Il racconto di Stefania ci porta con la fantasia in terre lontane, evocando sudore e fatica delle popolazioni indigene, spesso sottomesse . “Non è come si potrebbe pensare, il nostro accordo commerciale si svolge attraverso la rete del Commercio Equo e Solidale, riconoscendo anche premi in denaro ogni tot di prodotto stabilito. Insomma, siamo consapevoli di contribuire alla crescita economica e sociale di quelle popolazioni, alla quale teniamo.
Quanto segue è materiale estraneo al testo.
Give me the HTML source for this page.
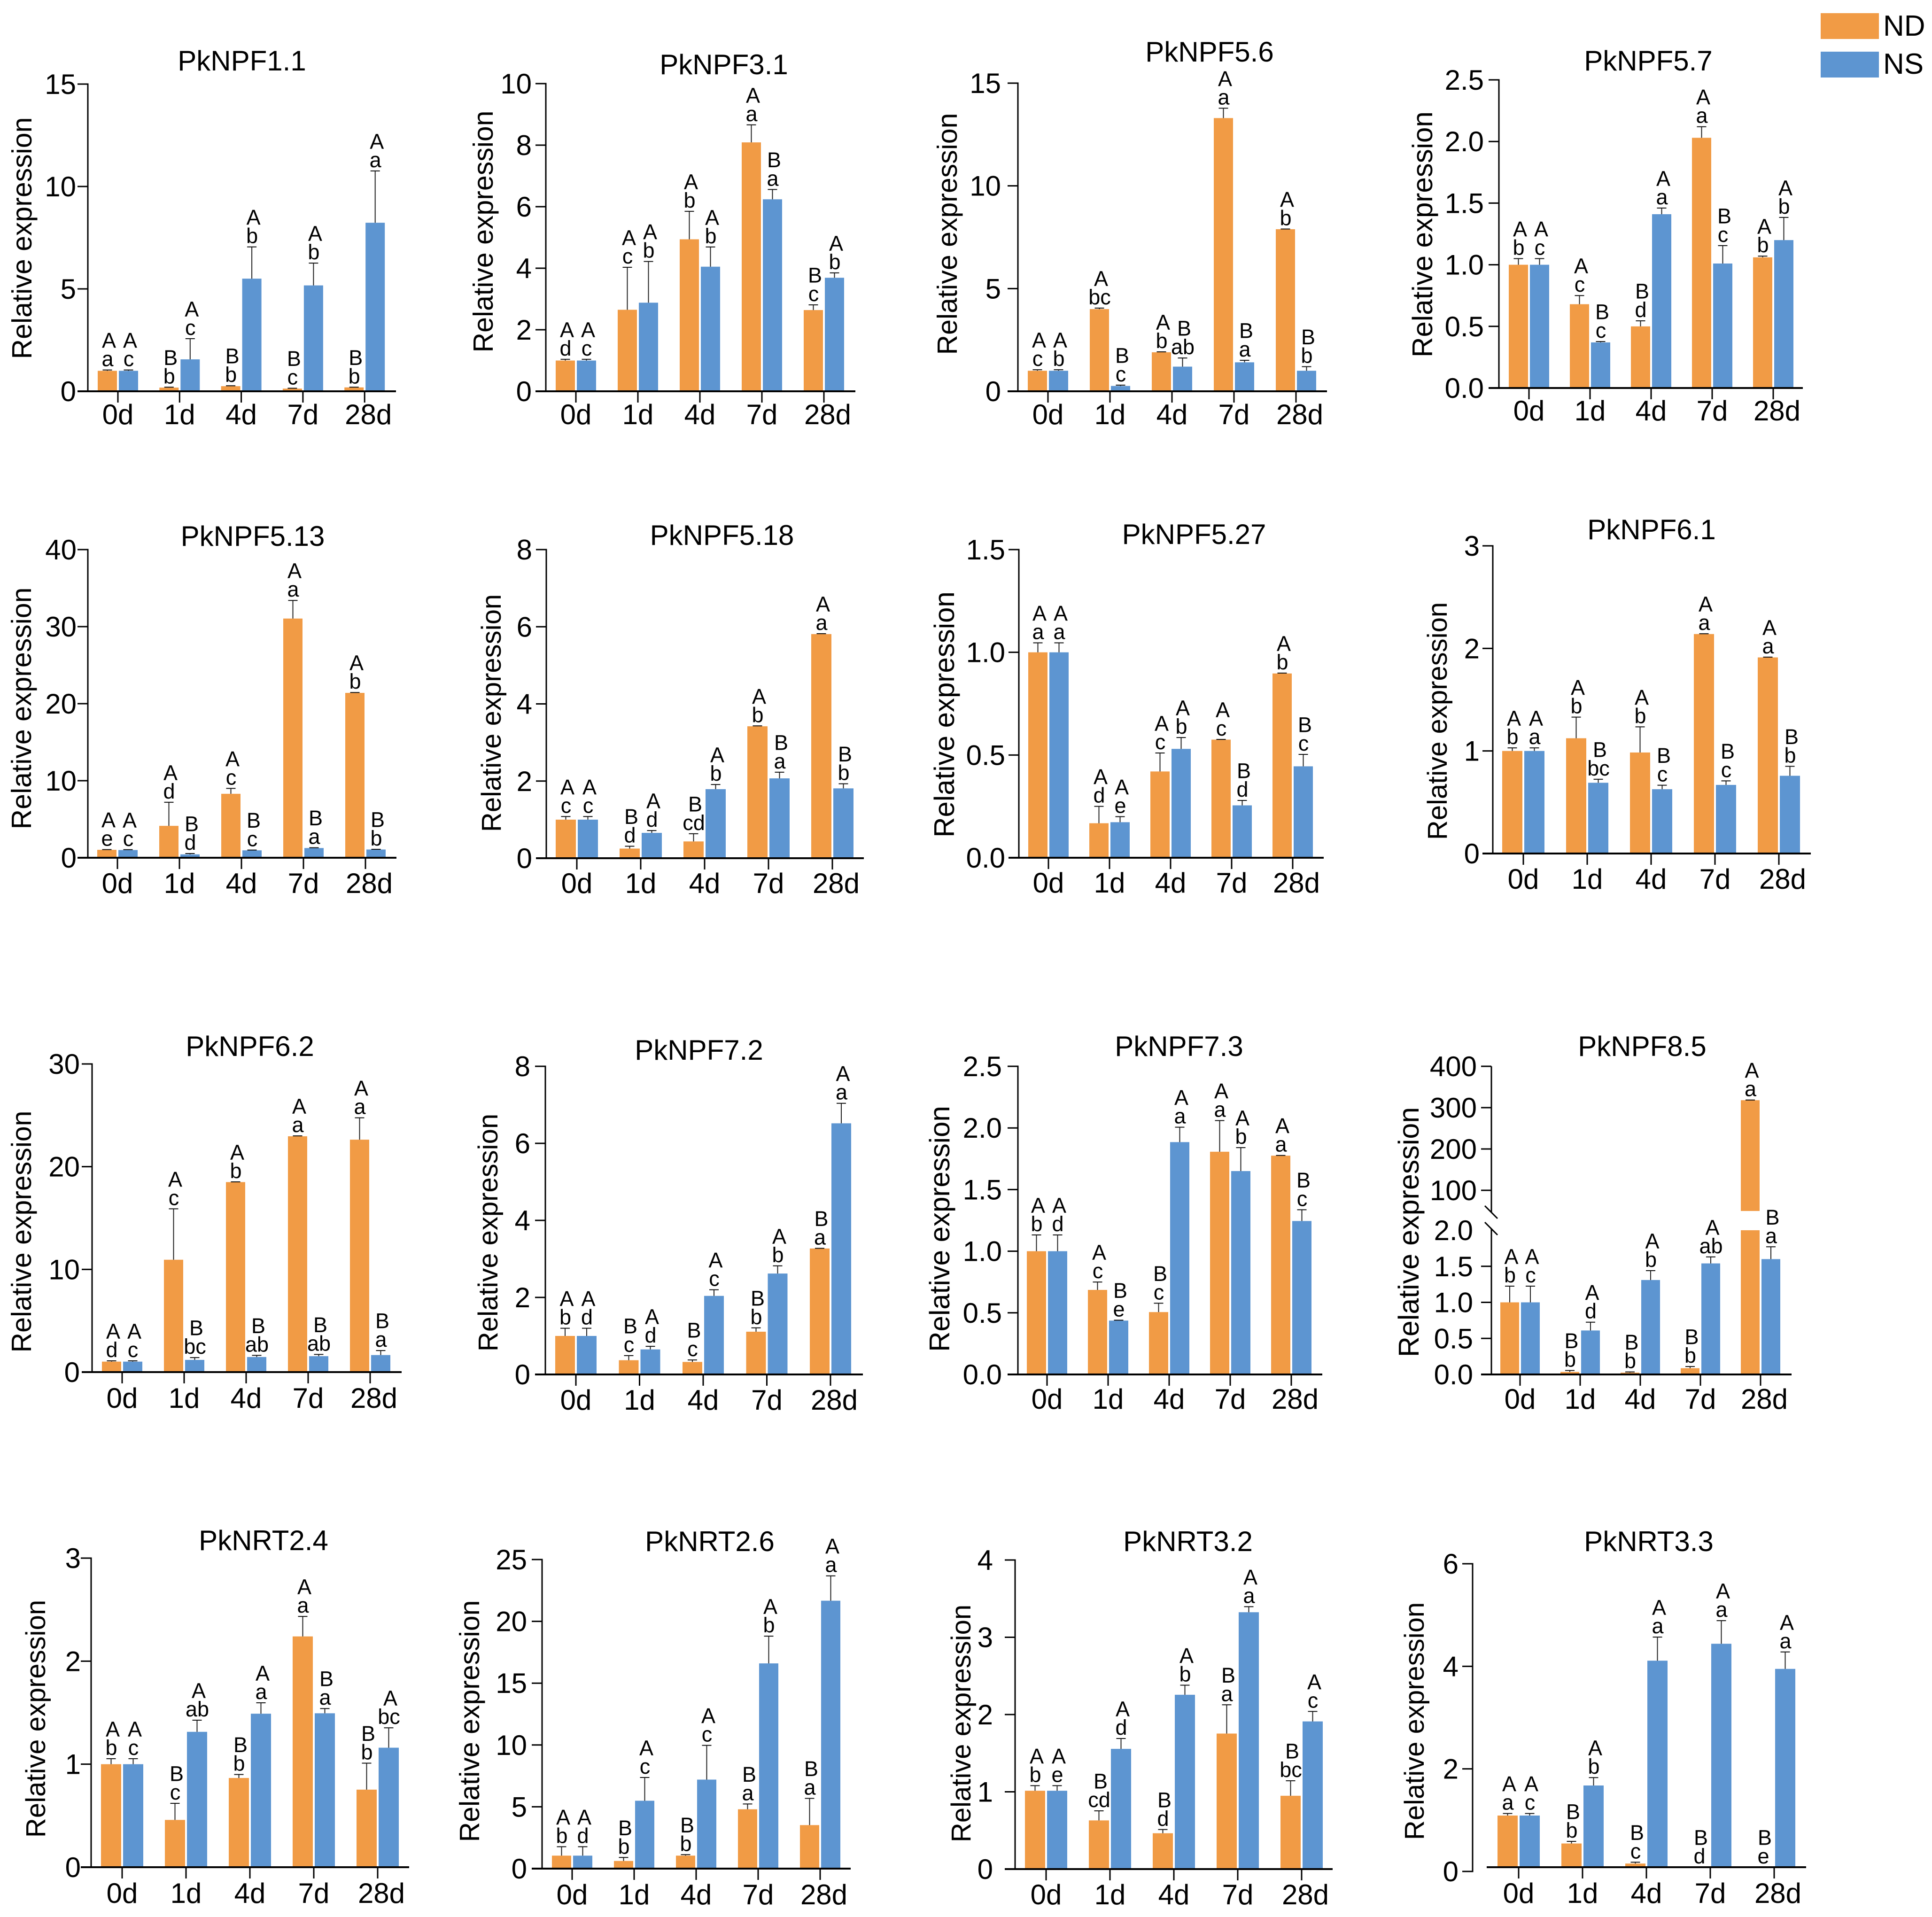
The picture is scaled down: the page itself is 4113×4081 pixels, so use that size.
<!DOCTYPE html>
<html lang="en">
<head>
<meta charset="utf-8">
<title>Relative expression of PkNPF and PkNRT genes</title>
<style>
html,body{margin:0;padding:0;background:#fff}
svg{display:block;font-family:"Liberation Sans",Arial,sans-serif;fill:#000}
</style>
</head>
<body>
<svg id="figure" xmlns="http://www.w3.org/2000/svg" width="4113" height="4081" viewBox="0 0 4113 4081">
  <rect x="0" y="0" width="4113" height="4081" fill="#ffffff"/>
  <g>
    <rect x="3876" y="28" width="124" height="55" fill="#f19b45"/>
    <text x="4009" y="76" font-size="62">ND</text>
    <rect x="3876" y="110" width="124" height="55" fill="#5d95d1"/>
    <text x="4009" y="157" font-size="62">NS</text>
  </g>
</svg>
<script>
const categories = ["0d","1d","4d","7d","28d"];
const geneTitles = ["PkNPF1.1","PkNPF3.1","PkNPF5.6","PkNPF5.7","PkNPF5.13","PkNPF5.18","PkNPF5.27","PkNPF6.1","PkNPF6.2","PkNPF7.2","PkNPF7.3","PkNPF8.5","PkNRT2.4","PkNRT2.6","PkNRT3.2","PkNRT3.3"];
const yTickLabels = [
  ["0","5","10","15"],
  ["0","2","4","6","8","10"],
  ["0","5","10","15"],
  ["0.0","0.5","1.0","1.5","2.0","2.5"],
  ["0","10","20","30","40"],
  ["0","2","4","6","8"],
  ["0.0","0.5","1.0","1.5"],
  ["0","1","2","3"],
  ["0","10","20","30"],
  ["0","2","4","6","8"],
  ["0.0","0.5","1.0","1.5","2.0","2.5"],
  ["0.0","0.5","1.0","1.5","2.0","100","200","300","400"],
  ["0","1","2","3"],
  ["0","5","10","15","20","25"],
  ["0","1","2","3","4"],
  ["0","2","4","6"]
];
const ndValues = [
  [1,.18,.25,.13,.19],
  [1,2.65,4.94,8.09,2.64],
  [1,4,1.9,13.3,7.89],
  [1,.68,.5,2.03,1.06],
  [1.03,4.14,8.3,31.05,21.4],
  [1,.25,.435,3.42,5.81],
  [1,.168,.42,.575,.897],
  [1,1.124,.985,2.14,1.912],
  [1.02,10.94,18.5,22.96,22.63],
  [1,.37,.325,1.11,3.27],
  [1,.686,.506,1.807,1.775],
  [1,.035,.025,.087,318],
  [1,.459,.866,2.24,.753],
  [1.05,.62,1.05,4.8,3.52],
  [1.014,.63,.464,1.754,.949],
  [1.09,.545,.154,0,0]
];
const ndErrors = [
  [.04,.02,.02,.02,.01],
  [.04,1.38,.91,.57,.17],
  [.05,.05,.02,.48,.01],
  [.05,.07,.045,.09,.01],
  [.03,3.06,.7,2.35,.05],
  [.08,.06,.2,.01,.01],
  [.046,.082,.09,.001,.002],
  [.03,.206,.25,.003,.003],
  [.08,4.96,.02,.04,2.13],
  [.2,.12,.052,.1,.005],
  [.132,.064,.072,.253,.002],
  [.225,.02,.01,.023,.5],
  [.053,.161,.034,.194,.257],
  [.72,.28,.08,.43,2.16],
  [.066,.124,.048,.372,.194],
  [.04,.041,.026,0,0]
];
const nsValues = [
  [1,1.56,5.5,5.17,8.23],
  [1,2.88,4.05,6.24,3.69],
  [1,.26,1.2,1.41,1],
  [1,.37,1.41,1.01,1.2],
  [1,.44,.96,1.26,1.07],
  [1,.657,1.79,2.07,1.81],
  [1,.173,.53,.255,.445],
  [1,.69,.627,.669,.758],
  [1.02,1.19,1.47,1.55,1.66],
  [1,.65,2.04,2.62,6.52],
  [1,.437,1.885,1.65,1.245],
  [1,.61,1.31,1.54,1.6],
  [1,1.314,1.49,1.494,1.16],
  [1.05,5.49,7.2,16.6,21.67],
  [1.014,1.556,2.256,3.324,1.911],
  [1.09,1.676,4.11,4.44,3.95]
];
const nsErrors = [
  [.04,1.01,1.55,1.09,2.53],
  [.04,1.34,.64,.32,.16],
  [.05,.04,.42,.1,.2],
  [.05,.007,.05,.145,.184],
  [.05,.11,.04,.04,.03],
  [.08,.06,.12,.16,.12],
  [.046,.027,.055,.024,.058],
  [.03,.034,.039,.039,.092],
  [.08,.22,.16,.17,.44],
  [.2,.08,.16,.2,.52],
  [.132,.003,.121,.19,.091],
  [.225,.115,.13,.09,.17],
  [.053,.113,.106,.046,.193],
  [.72,1.88,2.77,2.2,2.01],
  [.066,.134,.124,.072,.129],
  [.04,.154,.46,.45,.33]
];
const ndLetters = [
  ["Aa","Bb","Bb","Bc","Bb"],
  ["Ad","Ac","Ab","Aa","Bc"],
  ["Ac","Abc","Ab","Aa","Ab"],
  ["Ab","Ac","Bd","Aa","Ab"],
  ["Ae","Ad","Ac","Aa","Ab"],
  ["Ac","Bd","Bcd","Ab","Aa"],
  ["Aa","Ad","Ac","Ac","Ab"],
  ["Ab","Ab","Ab","Aa","Aa"],
  ["Ad","Ac","Ab","Aa","Aa"],
  ["Ab","Bc","Bc","Bb","Ba"],
  ["Ab","Ac","Bc","Aa","Aa"],
  ["Ab","Bb","Bb","Bb","Aa"],
  ["Ab","Bc","Bb","Aa","Bb"],
  ["Ab","Bb","Bb","Ba","Ba"],
  ["Ab","Bcd","Bd","Ba","Bbc"],
  ["Aa","Bb","Bc","Bd","Be"]
];
const nsLetters = [
  ["Ac","Ac","Ab","Ab","Aa"],
  ["Ac","Ab","Ab","Ba","Ab"],
  ["Ab","Bc","Bab","Ba","Bb"],
  ["Ac","Bc","Aa","Bc","Ab"],
  ["Ac","Bd","Bc","Ba","Bb"],
  ["Ac","Ad","Ab","Ba","Bb"],
  ["Aa","Ae","Ab","Bd","Bc"],
  ["Aa","Bbc","Bc","Bc","Bb"],
  ["Ac","Bbc","Bab","Bab","Ba"],
  ["Ad","Ad","Ac","Ab","Aa"],
  ["Ad","Be","Aa","Ab","Bc"],
  ["Ac","Ad","Ab","Aab","Ba"],
  ["Ac","Aab","Aa","Ba","Abc"],
  ["Ad","Ac","Ac","Ab","Aa"],
  ["Ae","Ad","Ab","Aa","Ac"],
  ["Ac","Ab","Aa","Aa","Aa"]
];

/* Page layout of each panel, separate from the data above. */
const panelLayouts = [
  {ax:187,top:179,y0:833,xEnd:843,x0:251,step:131.3,tx:515,ty:150,yx:67,yy:507,yf:59,gap:25,xl:70},
  {ax:1162,top:178,y0:833,xEnd:1821,x0:1226,step:132,tx:1541,ty:158,yx:1049,yy:493,yf:59,gap:30,xl:70},
  {ax:2167,top:177,y0:833,xEnd:2825,x0:2231,step:132,tx:2575,ty:131,yx:2037,yy:498,yf:59,gap:36,xl:70},
  {ax:3191,top:170,y0:826,xEnd:3838,x0:3255,step:130,tx:3509,ty:150,yx:3049,yy:499,yf:60,gap:32,xl:69},
  {ax:187,top:1170,y0:1826,xEnd:844,x0:250,step:132,tx:538,ty:1162,yx:66,yy:1508,yf:59,gap:24,xl:75},
  {ax:1163,top:1170,y0:1827,xEnd:1839,x0:1228,step:136,tx:1537,ty:1160,yx:1066,yy:1518,yf:58,gap:30,xl:74},
  {ax:2169,top:1170,y0:1826,xEnd:2818,x0:2232,step:130,tx:2542,ty:1158,yx:2031,yy:1521,yf:60,gap:29,xl:74},
  {ax:3178,top:1162,y0:1817,xEnd:3855,x0:3243,step:136,tx:3516,ty:1148,yx:3080,yy:1535,yf:58,gap:28,xl:75},
  {ax:196,top:2265,y0:2921,xEnd:855,x0:260,step:132,tx:532,ty:2248,yx:66,yy:2622,yf:59,gap:26,xl:76},
  {ax:1161,top:2270,y0:2926,xEnd:1837,x0:1226,step:135.5,tx:1488,ty:2256,yx:1059,yy:2624,yf:58,gap:32,xl:75},
  {ax:2167,top:2270,y0:2926,xEnd:2815,x0:2229,step:130,tx:2510,ty:2248,yx:2021,yy:2616,yf:60,gap:34,xl:73},
  {ax:3175,top:2270,y0:2926,xEnd:3814,x0:3236,step:128,tx:3496,ty:2248,yx:3020,yy:2623,yf:61,gap:31,xl:73,
    brk:{lowMax:2,lowTop:2619,highMin:50,highBottom:2578,highMax:400,lowGap:39}},
  {ax:194,top:3317,y0:3975,xEnd:871,x0:260,step:136,tx:561,ty:3300,yx:96,yy:3659,yf:58,gap:22,xl:76},
  {ax:1154,top:3320,y0:3978,xEnd:1811,x0:1218,step:132,tx:1511,ty:3302,yx:1020,yy:3664,yf:59,gap:32,xl:76},
  {ax:2161,top:3321,y0:3979,xEnd:2837,x0:2227,step:136,tx:2529,ty:3302,yx:2066,yy:3669,yf:58,gap:47,xl:75},
  {ax:3135,top:3329,y0:3984,xEnd:3845,x0:3233,step:136,tx:3510,ty:3302,yx:3031,yy:3664,yf:58,gap:30,xl:76,axisY:3975,axisStart:3165}
];

const NS_URI = "http://www.w3.org/2000/svg";
const ND_COLOR = "#f19b45";
const NS_COLOR = "#5d95d1";
const figure = document.getElementById("figure");

function make(tag, parent, attrs, content) {
  const el = document.createElementNS(NS_URI, tag);
  for (const k in attrs) el.setAttribute(k, attrs[k]);
  if (content !== undefined) el.textContent = content;
  parent.appendChild(el);
  return el;
}

function makeYScale(layout, tickLabels) {
  const ymax = Math.max.apply(null, tickLabels.map(Number));
  if (layout.brk) {
    const b = layout.brk;
    return function (v) {
      if (v <= b.lowMax) return layout.y0 - (v / b.lowMax) * (layout.y0 - b.lowTop);
      return b.highBottom - ((v - b.highMin) / (b.highMax - b.highMin)) * (b.highBottom - layout.top);
    };
  }
  return function (v) { return layout.y0 - (v / ymax) * (layout.y0 - layout.top); };
}

function drawBar(g, layout, yScale, cx, w, value, color, series) {
  const baseY = layout.axisY || layout.y0;
  const b = layout.brk;
  if (b && value > b.lowMax) {
    const lower = make("rect", g, {x: cx - w / 2, y: b.lowTop, width: w, height: layout.y0 - b.lowTop, fill: color});
    
    
    const upper = make("rect", g, {x: cx - w / 2, y: yScale(value), width: w, height: b.highBottom - yScale(value), fill: color});
    
    
    return;
  }
  const top = Math.min(yScale(value), baseY);
  const bar = make("rect", g, {x: cx - w / 2, y: top, width: w, height: baseY - top, fill: color});
  
  
}

function drawError(g, yScale, cx, value, sd, series) {
  if (sd <= 0) return;
  const yA = yScale(value), yB = yScale(value + sd);
  const stem = make("line", g, {x1: cx, x2: cx, y1: yA, y2: yB, stroke: "#222", "stroke-width": 2});
  
  
  const cap = make("line", g, {x1: cx - 10, x2: cx + 10, y1: yB, y2: yB, stroke: "#111", "stroke-width": 2});
  
  
}

function drawLetters(g, layout, yScale, cx, value, sd, letters, series) {
  const baseY = layout.axisY || layout.y0;
  const topY = Math.min(yScale(value + sd), baseY);
  const lowerY = topY - 8;
  const low = make("text", g, {x: cx + 0.5, y: lowerY, "font-size": 45, "text-anchor": "middle"}, letters.slice(1));
  
  
  const up = make("text", g, {x: cx + 3.5, y: lowerY - 39.5, "font-size": 45, "text-anchor": "middle"}, letters.charAt(0));
  
  
}

function drawPanel(p) {
  const f = panelLayouts[p];
  const labels = yTickLabels[p];
  const yScale = makeYScale(f, labels);
  const axisY = f.axisY || f.y0;
  const tickLeft = f.ax - 22;
  const panel = make("g", figure, {});
  
  

  const title = make("text", panel, {x: f.tx, y: f.ty, "font-size": 60, "text-anchor": "middle"}, geneTitles[p]);
  
  

  const yTitle = make("text", panel, {
    x: 0, y: 0, "font-size": f.yf, "text-anchor": "middle",
    transform: "translate(" + f.yx + "," + f.yy + ") rotate(-90)"
  }, "Relative expression");
  
  

  const w = Math.round(f.step * 0.313);
  categories.forEach(function (cat, i) {
    const c = f.x0 + i * f.step;
    const cxNd = c - 2 - w / 2;
    const cxNs = c + 2 + w / 2;
    drawBar(panel, f, yScale, cxNd, w, ndValues[p][i], ND_COLOR, "nd");
    drawBar(panel, f, yScale, cxNs, w, nsValues[p][i], NS_COLOR, "ns");
    drawError(panel, yScale, cxNd, ndValues[p][i], ndErrors[p][i], "nd");
    drawError(panel, yScale, cxNs, nsValues[p][i], nsErrors[p][i], "ns");
    drawLetters(panel, f, yScale, cxNd, ndValues[p][i], ndErrors[p][i], ndLetters[p][i], "nd");
    drawLetters(panel, f, yScale, cxNs, nsValues[p][i], nsErrors[p][i], nsLetters[p][i], "ns");

    const tick = make("line", panel, {x1: c, x2: c, y1: axisY, y2: axisY + 24, stroke: "#000", "stroke-width": 3});
    
    
    const shift = cat.length > 2 ? 8 : 0;
    const lab = make("text", panel, {x: c + shift, y: axisY + f.xl, "font-size": 60, "text-anchor": "middle"}, cat);
    
    
  });

  const xAxis = make("line", panel, {x1: f.axisStart || tickLeft, x2: f.xEnd, y1: axisY, y2: axisY, stroke: "#000", "stroke-width": 4});
  
  

  if (f.brk) {
    const upperAxis = make("line", panel, {x1: f.ax, x2: f.ax, y1: f.top, y2: 2580, stroke: "#000", "stroke-width": 3});
    
    
    const lowerAxis = make("line", panel, {x1: f.ax, x2: f.ax, y1: 2616, y2: f.y0, stroke: "#000", "stroke-width": 3});
    
    
    const slashA = make("line", panel, {x1: f.ax - 14, x2: f.ax + 13, y1: 2567, y2: 2594, stroke: "#000", "stroke-width": 3});
    
    
    const slashB = make("line", panel, {x1: f.ax - 14, x2: f.ax + 13, y1: 2602, y2: 2629, stroke: "#000", "stroke-width": 3});
    
    
  } else {
    const yAxis = make("line", panel, {x1: f.ax, x2: f.ax, y1: f.top - 1.5, y2: f.y0 + 1.5, stroke: "#000", "stroke-width": 3});
    
    
  }

  labels.forEach(function (label) {
    const v = Number(label);
    const y = yScale(v);
    const isBreakEdge = f.brk && v === f.brk.lowMax;
    if (!isBreakEdge && !(v === 0 && axisY === f.y0)) {
      const tick = make("line", panel, {x1: tickLeft, x2: f.ax, y1: y, y2: y, stroke: "#000", "stroke-width": 3});
      
      
    }
    const g = (f.brk && v <= f.brk.lowMax) ? f.brk.lowGap : f.gap;
    const txt = make("text", panel, {x: f.ax - g, y: y + 21, "font-size": 60, "text-anchor": "end"}, label);
    
    
  });
}

geneTitles.forEach(function (_, p) { drawPanel(p); });
</script>
</body>
</html>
Dall’ Ecuador importiamo circa 6 tonnellate l’anno di cacao, ma dovremo aumentare la richiesta”. Il nostro incontro finisce qui e non ci resta che ammirare le accattivanti confezioni esposte sul banco e degustare come golosi di cioccolata fondente, anche amara, le varie linee proposte, compresa quella vegana.
Il lettore ci scuserà se la gola ha dato la preferenza al cioccolato biologico rispetto al caffè, che è stato invece il prodotto celebrato in questa edizione di Taste, in quanto bevanda simbolo di aggregazione, di identità culturale e al tempo stesso diversità. Che dalle grandi piantagioni equatoriali del Brasile, dell’ Africa, del Sud Est Asiatico ( in particolare Vietnam) raggiunge, attraverso un delicato processo, le tazzine da caffè di tutto il mondo, poiché il mercato globale si aggira intorno ai 90.000 milioni di dollari. Di questa indispensabile bevanda nera, che la leggenda fa risalire ai tempi di Maometto, si hanno vari modi di tostatura e di preparazione. E qui, a Taste, il caffè è stato descritto e decantato in tutti i suoi aspetti: dalla raccolta alla tostatura, alla preparazione, attraverso mostre fotografiche, installazioni, presentazioni di libri, contest e talk – che hanno acceso i riflettori sui diversi modi di vivere e gustare una delle bevande più amate al mondo.